*Given material*:
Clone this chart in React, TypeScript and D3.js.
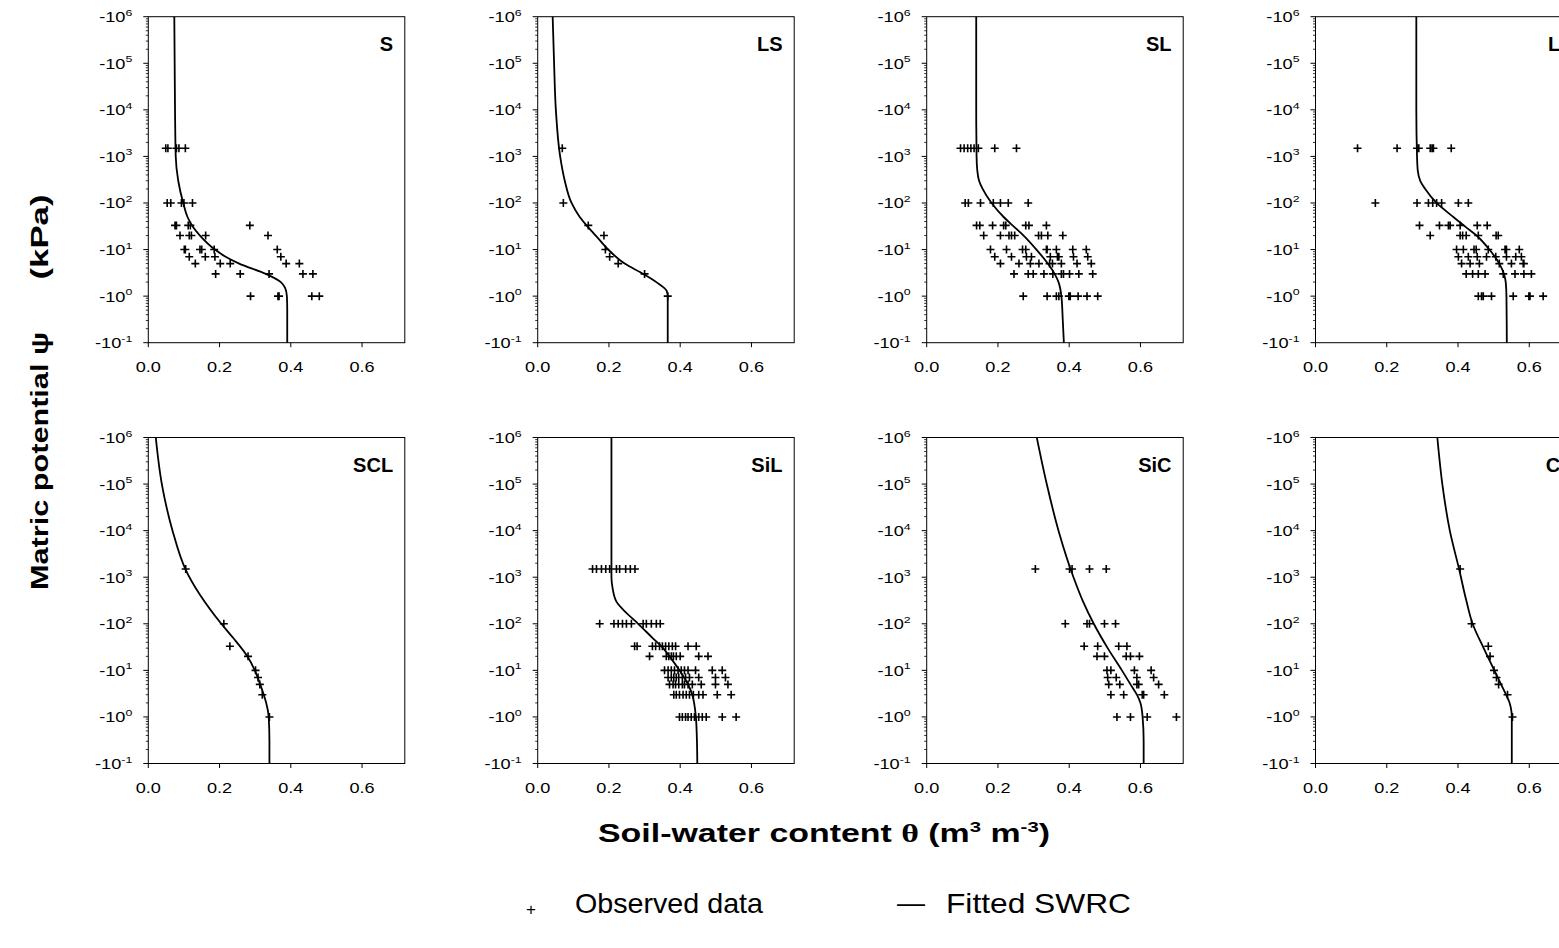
import React from 'react';
import * as d3 from 'd3';

// Soil textures, one panel each (row-major)
const TEXTURES = ['S', 'LS', 'SL', 'L', 'SCL', 'SiL', 'SiC', 'C'];

// Matric potential magnitudes (kPa) at which water content was measured
const PSI_LEVELS = [1500, 100, 33, 20, 10, 7, 5, 3, 1];

// Observed water content (m3 m-3), one row per PSI_LEVELS entry
const S_OBS = [
  [0.049, 0.055, 0.079, 0.086, 0.104],
  [0.053, 0.063, 0.093, 0.100, 0.124],
  [0.075, 0.079, 0.112, 0.118, 0.285],
  [0.089, 0.115, 0.121, 0.161, 0.336],
  [0.101, 0.104, 0.145, 0.150, 0.185, 0.362],
  [0.115, 0.160, 0.187, 0.372],
  [0.132, 0.202, 0.230, 0.387, 0.424],
  [0.189, 0.258, 0.339, 0.434, 0.462],
  [0.287, 0.364, 0.367, 0.459, 0.480],
];
const LS_OBS = [[0.069], [0.072], [0.142], [0.186], [0.190], [0.202], [0.226], [0.300], [0.365]];
const SL_OBS = [
  [0.095, 0.105, 0.115, 0.124, 0.133, 0.145, 0.191, 0.252],
  [0.108, 0.117, 0.151, 0.187, 0.207, 0.229, 0.285],
  [0.140, 0.149, 0.185, 0.216, 0.222, 0.278, 0.287, 0.336],
  [0.160, 0.207, 0.231, 0.238, 0.247, 0.314, 0.322, 0.340, 0.382],
  [0.179, 0.224, 0.269, 0.278, 0.336, 0.338, 0.364, 0.410, 0.448],
  [0.191, 0.238, 0.280, 0.294, 0.347, 0.367, 0.371, 0.412, 0.452],
  [0.207, 0.259, 0.291, 0.315, 0.345, 0.353, 0.378, 0.422, 0.462],
  [0.245, 0.285, 0.299, 0.329, 0.354, 0.378, 0.384, 0.401, 0.427, 0.466],
  [0.271, 0.338, 0.364, 0.371, 0.399, 0.403, 0.425, 0.450, 0.480],
];
const L_OBS = [
  [0.118, 0.229, 0.285, 0.290, 0.322, 0.327, 0.331, 0.381],
  [0.168, 0.285, 0.317, 0.329, 0.340, 0.354, 0.401, 0.429],
  [0.292, 0.348, 0.373, 0.378, 0.406, 0.454, 0.482],
  [0.322, 0.406, 0.413, 0.423, 0.457, 0.507, 0.513],
  [0.396, 0.415, 0.445, 0.451, 0.485, 0.532, 0.536, 0.572],
  [0.401, 0.429, 0.454, 0.480, 0.506, 0.536, 0.562, 0.578],
  [0.410, 0.434, 0.460, 0.516, 0.550, 0.583, 0.585],
  [0.423, 0.441, 0.457, 0.476, 0.527, 0.560, 0.585, 0.606],
  [0.457, 0.466, 0.471, 0.494, 0.555, 0.599, 0.602, 0.639],
];
const SCL_OBS = [[0.105], [0.212], [0.229], [0.280], [0.301], [0.308], [0.313], [0.320], [0.340]];
const SIL_OBS = [
  [0.154, 0.165, 0.179, 0.191, 0.202, 0.221, 0.230, 0.247, 0.260, 0.273],
  [0.174, 0.214, 0.226, 0.238, 0.249, 0.263, 0.296, 0.305, 0.319, 0.333, 0.344],
  [0.272, 0.279, 0.322, 0.331, 0.342, 0.350, 0.359, 0.368, 0.378, 0.387, 0.422, 0.445],
  [0.314, 0.361, 0.368, 0.375, 0.381, 0.389, 0.400, 0.452, 0.478],
  [0.356, 0.366, 0.375, 0.384, 0.394, 0.403, 0.412, 0.422, 0.443, 0.490, 0.518],
  [0.366, 0.375, 0.382, 0.389, 0.396, 0.406, 0.415, 0.426, 0.452, 0.499, 0.527],
  [0.370, 0.380, 0.387, 0.396, 0.406, 0.412, 0.422, 0.434, 0.459, 0.499, 0.534],
  [0.382, 0.389, 0.398, 0.408, 0.417, 0.426, 0.437, 0.452, 0.464, 0.504, 0.543],
  [0.398, 0.406, 0.415, 0.422, 0.431, 0.440, 0.452, 0.462, 0.473, 0.518, 0.557],
];
const SIC_OBS = [
  [0.305, 0.401, 0.408, 0.457, 0.504],
  [0.389, 0.450, 0.457, 0.499, 0.530],
  [0.442, 0.480, 0.539, 0.562],
  [0.478, 0.499, 0.560, 0.572, 0.597],
  [0.506, 0.517, 0.583, 0.630],
  [0.508, 0.532, 0.590, 0.637],
  [0.511, 0.542, 0.590, 0.595, 0.651],
  [0.517, 0.553, 0.605, 0.609, 0.667],
  [0.534, 0.572, 0.619, 0.701],
];
const C_OBS = [[0.406], [0.438], [0.485], [0.490], [0.501], [0.508], [0.514], [0.539], [0.553]];

// Fitted retention curves as [|psi| kPa, theta] pairs, from dry to wet
const S_FIT: [number, number][] = [
  [1e6, 0.073], [1e5, 0.074], [1e4, 0.075], [1e3, 0.077], [300, 0.084], [100, 0.098],
  [50, 0.110], [30, 0.126], [20, 0.145], [10, 0.187], [7, 0.217], [5, 0.255], [3, 0.330],
  [2, 0.372], [1.5, 0.384], [1, 0.389], [0.5, 0.390], [0.1, 0.390],
];
const LS_FIT: [number, number][] = [
  [1e6, 0.042], [1e5, 0.046], [1e4, 0.051], [1e3, 0.063], [300, 0.076], [100, 0.095],
  [50, 0.118], [30, 0.142], [20, 0.163], [10, 0.198], [5, 0.244], [3, 0.296], [2, 0.333],
  [1.3, 0.362], [1, 0.365], [0.1, 0.365],
];
const SL_FIT: [number, number][] = [
  [1e6, 0.139], [1e4, 0.139], [1e3, 0.140], [500, 0.142], [300, 0.147], [200, 0.157],
  [100, 0.182], [50, 0.216], [30, 0.247], [20, 0.272], [10, 0.308], [5, 0.340], [3, 0.359],
  [2, 0.370], [1, 0.378], [0.3, 0.382], [0.1, 0.385],
];
const L_FIT: [number, number][] = [
  [1e6, 0.283], [1e4, 0.283], [1e3, 0.285], [500, 0.287], [300, 0.294], [200, 0.308],
  [100, 0.340], [50, 0.387], [30, 0.423], [20, 0.452], [10, 0.488], [5, 0.516], [3, 0.529],
  [2, 0.534], [1, 0.536], [0.1, 0.537],
];
const SCL_FIT: [number, number][] = [
  [1e6, 0.021], [1e5, 0.038], [1e4, 0.068], [1500, 0.104], [100, 0.205], [50, 0.238],
  [20, 0.278], [10, 0.299], [5, 0.314], [3, 0.324], [2, 0.331], [1, 0.338], [0.3, 0.340],
  [0.1, 0.340],
];
const SIL_FIT: [number, number][] = [
  [1e6, 0.207], [1e3, 0.207], [600, 0.210], [300, 0.221], [200, 0.240], [100, 0.282],
  [50, 0.322], [30, 0.352], [20, 0.370], [10, 0.398], [5, 0.422], [3, 0.434], [2, 0.439],
  [1, 0.444], [0.3, 0.447], [0.1, 0.448],
];
const SIC_FIT: [number, number][] = [
  [1e6, 0.309], [1e5, 0.337], [1e4, 0.370], [1e3, 0.412], [300, 0.439], [100, 0.469],
  [30, 0.508], [10, 0.548], [5, 0.572], [3, 0.590], [2, 0.600], [1, 0.606], [0.3, 0.609],
  [0.1, 0.609],
];
const C_FIT: [number, number][] = [
  [1e6, 0.342], [1e5, 0.356], [1e4, 0.377], [1500, 0.403], [300, 0.424], [100, 0.441],
  [30, 0.472], [10, 0.502], [5, 0.521], [3, 0.535], [2, 0.545], [1.3, 0.550], [1, 0.551],
  [0.1, 0.551],
];

const OBSERVED = [S_OBS, LS_OBS, SL_OBS, L_OBS, SCL_OBS, SIL_OBS, SIC_OBS, C_OBS];
const FITTED = [S_FIT, LS_FIT, SL_FIT, L_FIT, SCL_FIT, SIL_FIT, SIC_FIT, C_FIT];

// Axis settings
const THETA_DOMAIN: [number, number] = [0, 0.72];
const THETA_TICKS = [0, 0.2, 0.4, 0.6];
const PSI_DOMAIN: [number, number] = [0.1, 1e6];
const PSI_EXPONENTS = [-1, 0, 1, 2, 3, 4, 5, 6];

// Layout
const W = 1559;
const H = 948;
const COL_X = [148.3, 537.7, 926.7, 1315.5];
const ROW_Y = [16.7, 437.5];
const PW = 256.5;
const PH = 326;
const FONT = '"Liberation Sans", Arial, Helvetica, sans-serif';

const x = d3.scaleLinear().domain(THETA_DOMAIN).range([0, PW]);
const y = d3.scaleLog().domain(PSI_DOMAIN).range([PH, 0]);

const fitLine = d3
  .line<[number, number]>()
  .x((d) => x(d[1]))
  .y((d) => y(d[0]))
  .curve(d3.curveMonotoneY);

function crossPath(obs: number[][]): string {
  const arm = 4;
  let p = '';
  obs.forEach((row, i) => {
    const cy = y(PSI_LEVELS[i]);
    row.forEach((t) => {
      const cx = x(t);
      p += `M${cx - arm},${cy}h${arm * 2}M${cx},${cy - arm}v${arm * 2}`;
    });
  });
  return p;
}

function Panel({ idx }: { idx: number }) {
  const col = idx % 4;
  const row = Math.floor(idx / 4);
  const minor: number[] = [];
  PSI_EXPONENTS.slice(0, -1).forEach((e) => {
    for (let m = 2; m <= 9; m++) minor.push(m * Math.pow(10, e));
  });
  return (
    <g transform={`translate(${COL_X[col]},${ROW_Y[row]})`}>
      <rect x={0} y={0} width={PW} height={PH} fill="#fff" stroke="#000" strokeWidth={1} />
      {/* log-axis ticks */}
      {minor.map((v) => (
        <line key={`m${v}`} x1={-2.5} x2={0} y1={y(v)} y2={y(v)} stroke="#000" strokeWidth={0.8} />
      ))}
      {PSI_EXPONENTS.map((e) => {
        const yy = y(Math.pow(10, e));
        return (
          <g key={`M${e}`}>
            <line x1={-5} x2={0} y1={yy} y2={yy} stroke="#000" strokeWidth={1} />
            <text
              transform={`translate(-16,${yy + 5.5}) scale(1.3,1)`}
              textAnchor="end"
              fontFamily={FONT}
              fontSize={14}
              fill="#000"
            >
              -10
              <tspan dy={-6.5} fontSize={9.5}>
                {e}
              </tspan>
            </text>
          </g>
        );
      })}
      {THETA_TICKS.map((t) => (
        <g key={`t${t}`}>
          <line x1={x(t)} x2={x(t)} y1={PH} y2={PH + 4.5} stroke="#000" strokeWidth={1} />
          <text
            transform={`translate(${x(t)},${PH + 29.5}) scale(1.25,1)`}
            textAnchor="middle"
            fontFamily={FONT}
            fontSize={14.5}
            fill="#000"
          >
            {d3.format('.1f')(t)}
          </text>
        </g>
      ))}
      <path d={fitLine(FITTED[idx]) || ''} fill="none" stroke="#000" strokeWidth={1.8} />
      <path d={crossPath(OBSERVED[idx])} fill="none" stroke="#000" strokeWidth={1.6} />
      <text
        x={PW - 11.7}
        y={34}
        textAnchor="end"
        fontFamily={FONT}
        fontWeight="bold"
        fontSize={20}
        fill="#000"
      >
        {TEXTURES[idx]}
      </text>
    </g>
  );
}

export default function App() {
  return (
    <svg
      width={W}
      height={H}
      viewBox={`0 0 ${W} ${H}`}
      style={{ position: 'absolute', left: 0, top: 0, background: '#fff' }}
    >
      <rect width={W} height={H} fill="#fff" />
      {TEXTURES.map((_, i) => (
        <Panel key={i} idx={i} />
      ))}

      {/* y-axis title */}
      <g transform="translate(48,461) rotate(-90)">
        <text
          textAnchor="middle"
          fontFamily={FONT}
          fontWeight="bold"
          fontSize={24}
          textLength={258}
          lengthAdjust="spacingAndGlyphs"
          fill="#000"
        >
          Matric potential ψ
        </text>
      </g>
      <g transform="translate(48,237) rotate(-90)">
        <text
          textAnchor="middle"
          fontFamily={FONT}
          fontWeight="bold"
          fontSize={24}
          textLength={85}
          lengthAdjust="spacingAndGlyphs"
          fill="#000"
        >
          (kPa)
        </text>
      </g>

      {/* x-axis title */}
      <text
        x={824}
        y={842}
        textAnchor="middle"
        fontFamily={FONT}
        fontWeight="bold"
        fontSize={25}
        textLength={452}
        lengthAdjust="spacingAndGlyphs"
        fill="#000"
      >
        Soil-water content{' '}
        <tspan fontFamily='"Liberation Serif", "Times New Roman", serif'>θ</tspan> (m
        <tspan dy={-10} fontSize={15}>3</tspan>
        <tspan dy={10}> m</tspan>
        <tspan dy={-10} fontSize={15}>-3</tspan>
        <tspan dy={10}>)</tspan>
      </text>

      {/* legend */}
      <text x={531} y={915} textAnchor="middle" fontFamily={FONT} fontSize={17} fill="#000">
        +
      </text>
      <text
        x={575}
        y={913}
        fontFamily={FONT}
        fontSize={28}
        textLength={188}
        lengthAdjust="spacingAndGlyphs"
        fill="#000"
      >
        Observed data
      </text>
      <text x={897} y={912} fontFamily={FONT} fontSize={28} fill="#000">
        —
      </text>
      <text
        x={946}
        y={913}
        fontFamily={FONT}
        fontSize={28}
        textLength={185}
        lengthAdjust="spacingAndGlyphs"
        fill="#000"
      >
        Fitted SWRC
      </text>
    </svg>
  );
}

*What this task involves*:
Repeat the lines of the listing above verbatim, beginning at its first line and ending at the line containing "10, 7, 5, 3, 1];", which is included. Omit pictures.

*The answer*:
Clone this chart in React, TypeScript and D3.js.
import React from 'react';
import * as d3 from 'd3';

// Soil textures, one panel each (row-major)
const TEXTURES = ['S', 'LS', 'SL', 'L', 'SCL', 'SiL', 'SiC', 'C'];

// Matric potential magnitudes (kPa) at which water content was measured
const PSI_LEVELS = [1500, 100, 33, 20, 10, 7, 5, 3, 1];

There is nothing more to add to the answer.